Hyperscale Use Case 2

Large Scale Fiber Restoration

As Data Centers become more and more integral to every aspect of our lives, ensuring that they remain operating and accessible 24/7 becomes increasingly critical. High availability is frequently delivered through the use of active-active configurations, redundancy and diverse connectivity between locations.

In an ideal world each Data Center would be connected to multiple fiber routes, with all fibers on all routes patched through to the servers, storage and routers within the DC providing multiple levels of redundancy and restoration capability.  In practice this is often too expensive and systems are designed to withstand a single point of failure, with the capability of restoring protection to the services as soon as possible.

 

Where this becomes particularly challenging is at the physical infrastructure level.  With some DCs having in excess up to 10,000 fibers or more per route, a service restoration from one route to another can take days, service prioritization is challenging and requires accurate and up-to-date records or which services are running over which fiber and their relative priority.  The ability to accurately re-patch thousands of fibers in a timely manner whilst accurately catching and recording changes for the inevitable roll-back once the initial fault is repaired is highly desired if it can be done cost-effectively.

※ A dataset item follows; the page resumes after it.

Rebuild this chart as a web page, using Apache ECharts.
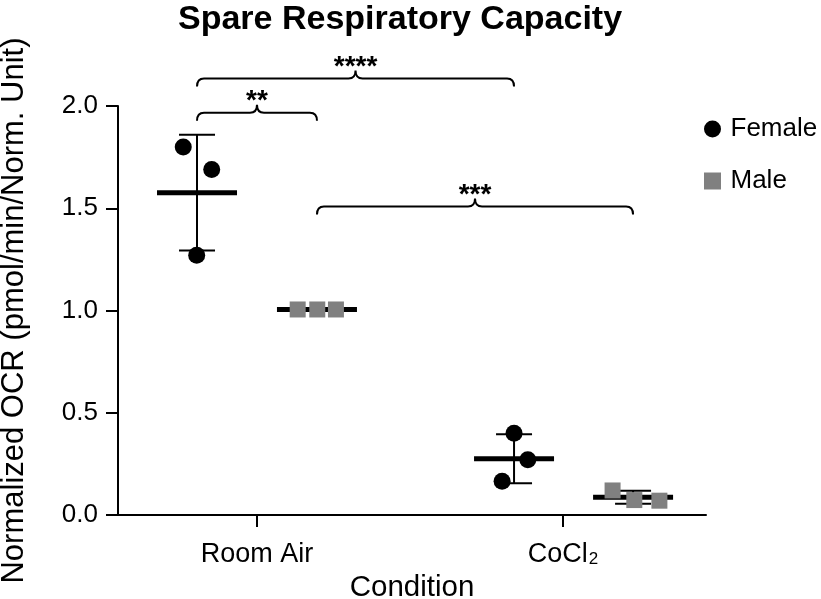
<!DOCTYPE html>
<html>
<head>
<meta charset="utf-8">
<script src="https://cdn.jsdelivr.net/npm/echarts@6/dist/echarts.min.js"></script>
<style>
  html, body { margin: 0; padding: 0; background: #fff; }
  #chart { width: 821px; height: 599px; }
</style>
</head>
<body>
<div id="chart"></div>
<script>
var FONT = '"Liberation Sans", Arial, sans-serif';

// x positions: categories sit at 1 and 2
var categories = ['Room Air', 'CoCl2'];
var categoryPos = [1, 2];
var yTicks = [0, 0.5, 1.0, 1.5, 2.0];

// individual animals
var femaleX = [0.759, 0.852, 0.803, 1.840, 1.885, 1.801];
var femaleY = [1.80, 1.69, 1.27, 0.40, 0.27, 0.165];
var maleX = [1.133, 1.197, 1.258, 2.162, 2.233, 2.315];
var maleY = [1.005, 1.005, 1.005, 0.12, 0.073, 0.07];

// group mean +- SD
var groupX = [0.804, 1.196, 1.840, 2.229];
var groupMean = [1.576, 1.005, 0.275, 0.087];
var groupSd = [0.283, 0.004, 0.12, 0.032];

// significance brackets
var bracketFrom = [0.804, 0.804, 1.196];
var bracketTo = [1.196, 1.840, 2.229];
var bracketY = [1.967, 2.135, 1.508];
var bracketLabel = ['**', '****', '***'];

function zip(a, b) {
  return a.map(function (v, i) { return [v, b[i]]; });
}

function renderStats(params, api) {
  var x = api.value(0), m = api.value(1), s = api.value(2);
  var c = api.coord([x, m]);
  var hi = api.coord([x, m + s]);
  var lo = api.coord([x, m - s]);
  var thin = { stroke: '#000', lineWidth: 2 };
  return {
    type: 'group',
    children: [
      { type: 'line', shape: { x1: c[0], y1: hi[1], x2: c[0], y2: lo[1] }, style: thin },
      { type: 'line', shape: { x1: c[0] - 18, y1: hi[1], x2: c[0] + 18, y2: hi[1] }, style: thin },
      { type: 'line', shape: { x1: c[0] - 18, y1: lo[1], x2: c[0] + 18, y2: lo[1] }, style: thin },
      { type: 'line', shape: { x1: c[0] - 40, y1: c[1], x2: c[0] + 40, y2: c[1] }, style: { stroke: '#000', lineWidth: 5 } }
    ]
  };
}

function renderBracket(params, api) {
  var a = api.coord([api.value(0), api.value(2)]);
  var b = api.coord([api.value(1), api.value(2)]);
  var y = a[1], x1 = a[0], x2 = b[0], xm = (x1 + x2) / 2;
  var d = 8, r = 7;
  var path = 'M' + x1 + ' ' + (y + d) +
    ' Q' + x1 + ' ' + y + ' ' + (x1 + r) + ' ' + y +
    ' L' + (xm - r) + ' ' + y +
    ' Q' + xm + ' ' + y + ' ' + xm + ' ' + (y - d) +
    ' Q' + xm + ' ' + y + ' ' + (xm + r) + ' ' + y +
    ' L' + (x2 - r) + ' ' + y +
    ' Q' + x2 + ' ' + y + ' ' + x2 + ' ' + (y + d);
  return {
    type: 'group',
    children: [
      { type: 'path', shape: { pathData: path }, style: { fill: 'none', stroke: '#000', lineWidth: 2 } },
      {
        type: 'text', x: xm, y: y - d - 3,
        style: {
          text: bracketLabel[params.dataIndex], fill: '#000',
          fontSize: 28, fontWeight: 'bold', fontFamily: FONT, align: 'center', verticalAlign: 'middle'
        }
      }
    ]
  };
}

var myChart = echarts.init(document.getElementById('chart'));
var option = {
  animation: false,
  backgroundColor: '#fff',
  title: {
    text: 'Spare Respiratory Capacity',
    left: 178,
    top: 3,
    padding: 0,
    textStyle: { fontSize: 34, fontWeight: 'bold', color: '#000', fontFamily: FONT }
  },
  legend: {
    data: [
      { name: 'Female', icon: 'circle' },
      { name: 'Male', icon: 'path://M0 0H10V10H0Z' }
    ],
    orient: 'vertical',
    left: 704,
    top: 116,
    padding: 0,
    itemGap: 26,
    itemWidth: 26,
    itemHeight: 17,
    symbolKeepAspect: true,
    textStyle: { fontSize: 26, color: '#000', fontFamily: FONT }
  },
  grid: {
    left: 118, right: 115, top: 106, bottom: 84,
    outerBoundsMode: 'none'
  },
  xAxis: {
    type: 'value',
    min: 0.5458,
    max: 2.4673,
    name: 'Condition',
    nameLocation: 'middle',
    nameGap: 53,
    nameTextStyle: { fontSize: 29.5, color: '#000', fontFamily: FONT },
    splitLine: { show: false },
    axisLine: { show: true, lineStyle: { color: '#000', width: 2 } },
    axisTick: { show: true, length: 12, customValues: categoryPos, lineStyle: { color: '#000', width: 2 } },
    axisLabel: {
      customValues: categoryPos,
      margin: 26,
      fontSize: 27,
      color: '#000',
      fontFamily: FONT,
      formatter: function (v) {
        var name = categories[categoryPos.indexOf(v)] || '';
        return name.replace(/(\d)$/, '{sub|$1}');
      },
      rich: {
        sub: { fontSize: 17, color: '#000', fontFamily: FONT, verticalAlign: 'bottom', lineHeight: 15, padding: [0, 0, 0, 1] }
      }
    }
  },
  yAxis: {
    type: 'value',
    min: 0,
    max: 2,
    interval: 0.5,
    name: 'Normalized OCR (pmol/min/Norm. Unit)',
    nameLocation: 'middle',
    nameGap: 88,
    nameTextStyle: { fontSize: 31, color: '#000', fontFamily: FONT },
    splitLine: { show: false },
    axisLine: { show: true, lineStyle: { color: '#000', width: 2 } },
    axisTick: { show: true, length: 12, lineStyle: { color: '#000', width: 2 } },
    axisLabel: {
      margin: 20,
      fontSize: 26,
      color: '#000',
      fontFamily: FONT,
      formatter: function (v) { return v.toFixed(1); }
    }
  },
  series: [
    {
      name: 'stats',
      type: 'custom',
      renderItem: renderStats,
      encode: { x: 0, y: 1 },
      data: groupX.map(function (x, i) { return [x, groupMean[i], groupSd[i]]; }),
      z: 2
    },
    {
      name: 'brackets',
      type: 'custom',
      renderItem: renderBracket,
      clip: false,
      encode: { x: [0, 1], y: 2 },
      data: bracketFrom.map(function (x, i) { return [x, bracketTo[i], bracketY[i]]; }),
      z: 2
    },
    {
      name: 'Female',
      type: 'scatter',
      symbol: 'circle',
      symbolSize: 17,
      itemStyle: { color: '#000', opacity: 1 },
      data: zip(femaleX, femaleY),
      z: 3
    },
    {
      name: 'Male',
      type: 'scatter',
      symbol: 'rect',
      symbolSize: 16,
      itemStyle: { color: '#808080', opacity: 1 },
      data: zip(maleX, maleY),
      z: 3
    }
  ]
};
myChart.setOption(option);
</script>
</body>
</html>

Controlled by a higher level software system such as an SDN Controller, a passive optical fabric can be created where all the optical circuits can be switched automatically and accurately by the SDN Controller.  Links can be prioritized in order of restoration, records are always up-to-date and accurately reflect the exact configuration of the physical infrastructure, even half-way through a failover.  Unlike the manual switch that can take days and introduce multiple patching errors an automatic robotic controlled switch running multiple robotic engines in parallel can complete the entire fiber failover quickly and efficiently in less than 2 hours.  It also allows a fully managed roll-back including moving different services at pre-determined windows, maintaining the accuracy of the configuration management, and ensuring the system is restored back exactly as it was before the restoration failover.